• _What this task involves_: Exclude the pictures, then repeat the remaining data exactly.

• _Raw data_:
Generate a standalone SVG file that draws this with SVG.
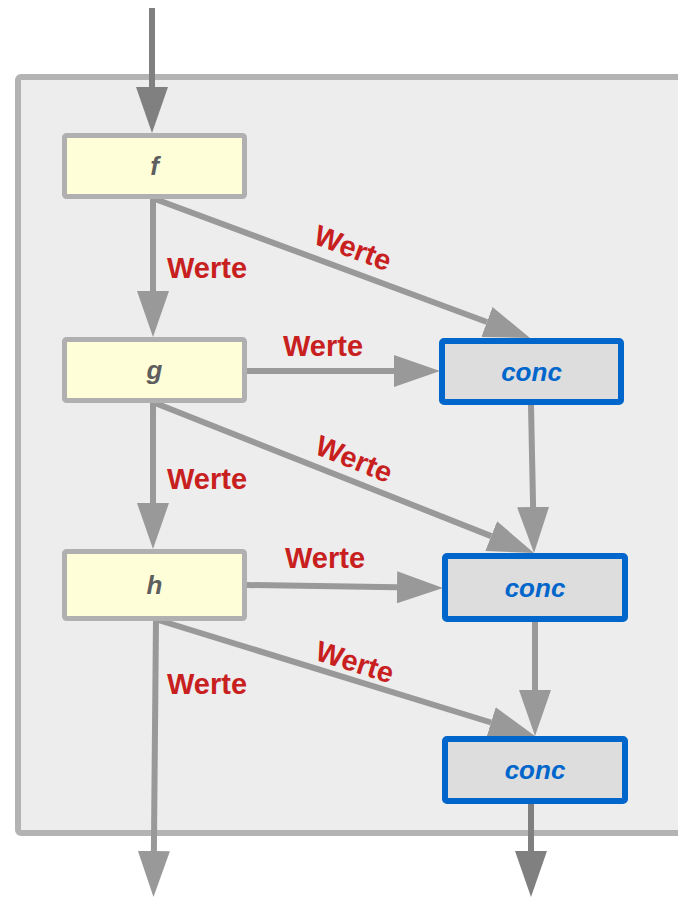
<svg xmlns="http://www.w3.org/2000/svg" width="678" height="897" viewBox="0 0 678 897">
<style>
.frame{fill:#ededed;stroke:#b3b3b3;stroke-width:6}
.fn rect{fill:#fefed8;stroke:#b0b0b0;stroke-width:5}
.fn text{font-family:"Liberation Sans",Arial,sans-serif;font-weight:bold;font-style:italic;font-size:26px;fill:#5e5e5e;text-anchor:middle}
.cc rect{fill:#dddddd;stroke:#0066cc;stroke-width:6}
.cc text{font-family:"Liberation Sans",Arial,sans-serif;font-weight:bold;font-style:italic;font-size:26px;fill:#0066cc;text-anchor:middle}
.e{fill:none;stroke:#999999;stroke-width:6;marker-end:url(#ah)}
.ed{fill:none;stroke:#808080;stroke-width:6;marker-end:url(#ahd)}
.lbl{font-family:"Liberation Sans",Arial,sans-serif;font-weight:bold;font-size:29px;fill:#c8201e}
.lblc{font-family:"Liberation Sans",Arial,sans-serif;font-weight:bold;font-size:29px;fill:#c8201e;text-anchor:middle}
</style>
<defs>
<marker id="ah" markerUnits="userSpaceOnUse" markerWidth="46" markerHeight="32" refX="0" refY="16" orient="auto" viewBox="0 0 46 32"><path d="M0,0 L46,16 L0,32 z" fill="#999999"/></marker>
<marker id="ahd" markerUnits="userSpaceOnUse" markerWidth="46" markerHeight="32" refX="0" refY="16" orient="auto" viewBox="0 0 46 32"><path d="M0,0 L46,16 L0,32 z" fill="#808080"/></marker>
</defs>
<rect class="frame" x="18" y="77" width="700" height="756" rx="3"/>
<g id="edges">
<path class="ed" d="M152,8 L152,87"/>
<path class="e" d="M153,199 L153,291"/>
<path class="e" d="M153,403 L153,503"/>
<path class="e" d="M155,199 L486.9,322"/>
<path class="e" d="M247,371 L394,371"/>
<path class="e" d="M531,405 L533.1,507"/>
<path class="e" d="M155,403 L491.2,536.1"/>
<path class="e" d="M247,585 L397,587.3"/>
<path class="e" d="M535,622 L535,690"/>
<path class="e" d="M155,619 L491,722.5"/>
<path class="e" d="M156,619 L153.9,851"/>
<path class="ed" d="M531,804 L531,851"/>
</g>
<g id="labels">
<text class="lbl" x="167" y="278">Werte</text>
<text class="lblc" transform="translate(353,248) rotate(20.5)" y="10">Werte</text>
<text class="lbl" x="283" y="356">Werte</text>
<text class="lblc" transform="translate(354,459) rotate(22)" y="10">Werte</text>
<text class="lbl" x="167" y="489">Werte</text>
<text class="lbl" x="285" y="568">Werte</text>
<text class="lblc" transform="translate(355,662) rotate(17.4)" y="10">Werte</text>
<text class="lbl" x="167" y="694">Werte</text>
</g>
<g id="f" class="fn"><rect x="64.5" y="135.5" width="180" height="61" rx="2"/><text x="154.5" y="175">f</text></g>
<g id="g" class="fn"><rect x="64.5" y="339.5" width="180" height="61" rx="2"/><text x="154.5" y="379">g</text></g>
<g id="h" class="fn"><rect x="64.5" y="551.5" width="180" height="67" rx="2"/><text x="154.5" y="594">h</text></g>
<g id="conc1" class="cc"><rect x="442" y="341" width="179" height="61" rx="2"/><text x="531.5" y="381">conc</text></g>
<g id="conc2" class="cc"><rect x="445" y="556" width="180" height="63" rx="2"/><text x="535" y="597">conc</text></g>
<g id="conc3" class="cc"><rect x="445" y="739" width="180" height="62" rx="2"/><text x="535" y="779">conc</text></g>
</svg>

• _Solution to this task_:
Generate a standalone SVG file that draws this with SVG.
<svg xmlns="http://www.w3.org/2000/svg" width="678" height="897" viewBox="0 0 678 897">
<style>
.frame{fill:#ededed;stroke:#b3b3b3;stroke-width:6}
.fn rect{fill:#fefed8;stroke:#b0b0b0;stroke-width:5}
.fn text{font-family:"Liberation Sans",Arial,sans-serif;font-weight:bold;font-style:italic;font-size:26px;fill:#5e5e5e;text-anchor:middle}
.cc rect{fill:#dddddd;stroke:#0066cc;stroke-width:6}
.cc text{font-family:"Liberation Sans",Arial,sans-serif;font-weight:bold;font-style:italic;font-size:26px;fill:#0066cc;text-anchor:middle}
.e{fill:none;stroke:#999999;stroke-width:6;marker-end:url(#ah)}
.ed{fill:none;stroke:#808080;stroke-width:6;marker-end:url(#ahd)}
.lbl{font-family:"Liberation Sans",Arial,sans-serif;font-weight:bold;font-size:29px;fill:#c8201e}
.lblc{font-family:"Liberation Sans",Arial,sans-serif;font-weight:bold;font-size:29px;fill:#c8201e;text-anchor:middle}
</style>
<defs>
<marker id="ah" markerUnits="userSpaceOnUse" markerWidth="46" markerHeight="32" refX="0" refY="16" orient="auto" viewBox="0 0 46 32"><path d="M0,0 L46,16 L0,32 z" fill="#999999"/></marker>
<marker id="ahd" markerUnits="userSpaceOnUse" markerWidth="46" markerHeight="32" refX="0" refY="16" orient="auto" viewBox="0 0 46 32"><path d="M0,0 L46,16 L0,32 z" fill="#808080"/></marker>
</defs>
<rect class="frame" x="18" y="77" width="700" height="756" rx="3"/>
<g id="edges">
<path class="ed" d="M152,8 L152,87"/>
<path class="e" d="M153,199 L153,291"/>
<path class="e" d="M153,403 L153,503"/>
<path class="e" d="M155,199 L486.9,322"/>
<path class="e" d="M247,371 L394,371"/>
<path class="e" d="M531,405 L533.1,507"/>
<path class="e" d="M155,403 L491.2,536.1"/>
<path class="e" d="M247,585 L397,587.3"/>
<path class="e" d="M535,622 L535,690"/>
<path class="e" d="M155,619 L491,722.5"/>
<path class="e" d="M156,619 L153.9,851"/>
<path class="ed" d="M531,804 L531,851"/>
</g>
<g id="labels">
<text class="lbl" x="167" y="278">Werte</text>
<text class="lblc" transform="translate(353,248) rotate(20.5)" y="10">Werte</text>
<text class="lbl" x="283" y="356">Werte</text>
<text class="lblc" transform="translate(354,459) rotate(22)" y="10">Werte</text>
<text class="lbl" x="167" y="489">Werte</text>
<text class="lbl" x="285" y="568">Werte</text>
<text class="lblc" transform="translate(355,662) rotate(17.4)" y="10">Werte</text>
<text class="lbl" x="167" y="694">Werte</text>
</g>
<g id="f" class="fn"><rect x="64.5" y="135.5" width="180" height="61" rx="2"/><text x="154.5" y="175">f</text></g>
<g id="g" class="fn"><rect x="64.5" y="339.5" width="180" height="61" rx="2"/><text x="154.5" y="379">g</text></g>
<g id="h" class="fn"><rect x="64.5" y="551.5" width="180" height="67" rx="2"/><text x="154.5" y="594">h</text></g>
<g id="conc1" class="cc"><rect x="442" y="341" width="179" height="61" rx="2"/><text x="531.5" y="381">conc</text></g>
<g id="conc2" class="cc"><rect x="445" y="556" width="180" height="63" rx="2"/><text x="535" y="597">conc</text></g>
<g id="conc3" class="cc"><rect x="445" y="739" width="180" height="62" rx="2"/><text x="535" y="779">conc</text></g>
</svg>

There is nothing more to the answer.